Un faux ami au « Figaro »
Et si on s’amusait un peu aux dépens d’un journal, ardent défenseur de la langue française, et qui est pris en défaut sur son propre terrain ?
Ce journal, c’est « Le Figaro » (impossible de viser « Libération », on ne tire pas sur une ambulance). Il y a une dizaine de jours, à propos du Festival de Cannes et de sa présidente, la journaliste Marie-Noëlle Tranchant se demandait, grave question, si Quentin Tarantino pourrait recevoir le vote d’Isabelle Huppert pour le film qu’il présente en compétition. En effet, au début, la chère Isabelle avait été pressentie pour jouer dans le film en question. L’affaire était tombée à l’eau, parce qu’au premier rendez-vous avec le réalisateur, la vedette avait oublié de venir ; qu’au deuxième, elle s’était pointée en retard ; et qu’ensuite, elle avait chipoté à propos du scénario et de son rôle. Si bien que Tarantino avait laissé tomber et engagé quelqu’un d’autre.
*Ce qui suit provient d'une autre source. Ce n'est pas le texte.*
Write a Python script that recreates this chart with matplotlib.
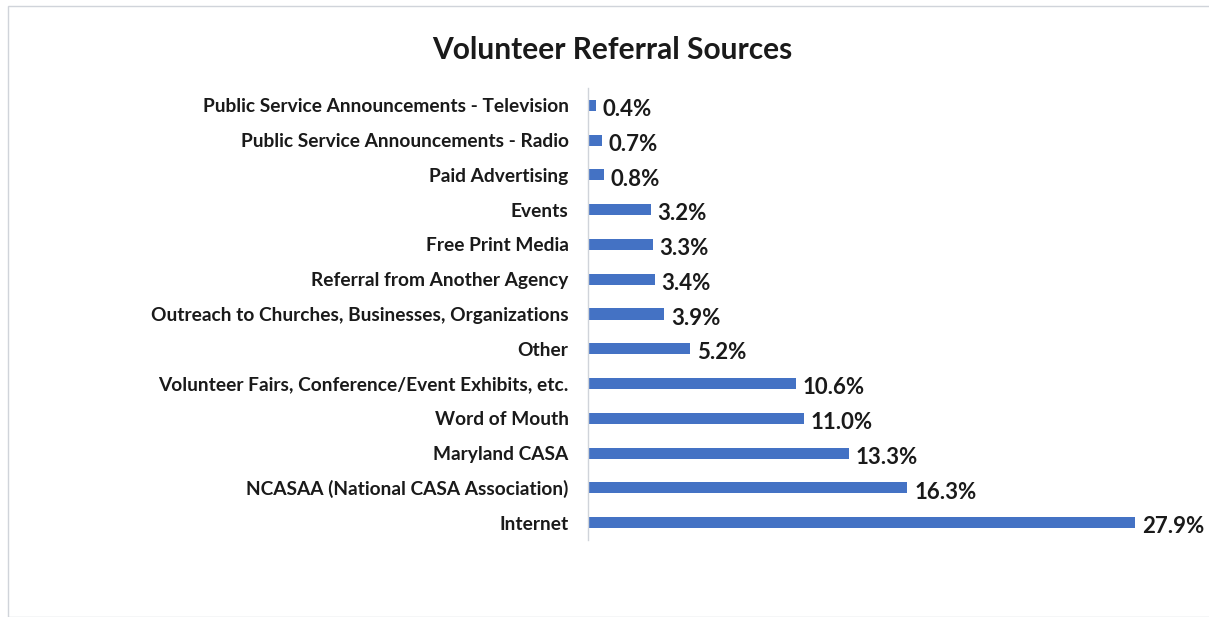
import matplotlib
matplotlib.use("Agg")
import matplotlib.pyplot as plt
from matplotlib.patches import Rectangle

categories = [
    "Internet",
    "NCASAA (National CASA Association)",
    "Maryland CASA",
    "Word of Mouth",
    "Volunteer Fairs, Conference/Event Exhibits, etc.",
    "Other",
    "Outreach to Churches, Businesses, Organizations",
    "Referral from Another Agency",
    "Free Print Media",
    "Events",
    "Paid Advertising",
    "Public Service Announcements - Radio",
    "Public Service Announcements - Television",
]
values = [27.9, 16.3, 13.3, 11.0, 10.6, 5.2, 3.9, 3.4, 3.3, 3.2, 0.8, 0.7, 0.4]
value_labels = [f"{v:.1f}%" for v in values]
title = "Volunteer Referral Sources"

W, H = 1209, 617
fig = plt.figure(figsize=(W / 100, H / 100), dpi=100)
fig.patch.set_facecolor("white")

# outer frame
fig.add_artist(Rectangle((8 / W, 0), 1.2, (H - 6) / H, transform=fig.transFigure,
                         fill=False, edgecolor="#d0d4da", linewidth=1.0))

x0, x1 = 588, 1150
ytop, ybot = 88, 540
ax = fig.add_axes([x0 / W, 1 - ybot / H, (x1 - x0) / W, (ybot - ytop) / H])
ax.set_facecolor("none")

fam = ["Lato", "DejaVu Sans"]
ypos = list(range(len(categories)))
ax.barh(ypos, values, height=0.32, color="#4472C4")
ax.set_xlim(0, (x1 - x0) / 19.6)
ax.set_ylim(-0.5, len(categories) - 0.5)
ax.set_yticks(ypos)
ax.set_yticklabels(categories, fontsize=13.8, fontweight="bold", family=fam, color="#1a1a1a")
ax.tick_params(axis="y", length=0, pad=14)
ax.set_xticks([])
for s in ["top", "right", "bottom"]:
    ax.spines[s].set_visible(False)
ax.spines["left"].set_color("#d0d4da")
ax.spines["left"].set_linewidth(1.0)

for y, v, lab in zip(ypos, values, value_labels):
    ax.annotate(lab, (v, y), xytext=(5, -3), textcoords="offset points",
                ha="left", va="center", fontsize=16, fontweight="bold",
                family=fam, color="#1a1a1a")

fig.text(612 / W, 1 - 50 / H, title, ha="center", va="center", fontsize=21.5,
         fontweight="bold", family=fam, color="#1a1a1a")

fig.savefig("out.png", dpi=100)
Ce terrible cas de conscience qui se pose à madame Huppert est résumé par la journaliste via cette expression qui conclut son article : « Délicate balance ». Hélas, en français, cette expression ne veut rien dire ! Trop cultivée sans doute, la journaliste a repris le titre d’une pièce d’Edward Albee, jouée en 1966, et dont Tony Richardson a fait un film en 1973. Mais il s’agissait d’un titre en anglais, Delicate balance, sans accent sur la première voyelle ! Or il faut se méfier des apparentes similitudes entre mots anglais et mots français – les fameux faux amis. Et, dans le cas présent, balance en anglais ne désigne pas une balance au sens français et doit être traduit par équilibre, pour ceux qui ont vu ou lu la pièce. En fin de compte, il s’agit d’un « équilibre instable ». Ce qui n’a plus aucun rapport avec la situation initiale d’Isabelle Huppert supposée hésiter dans son vote.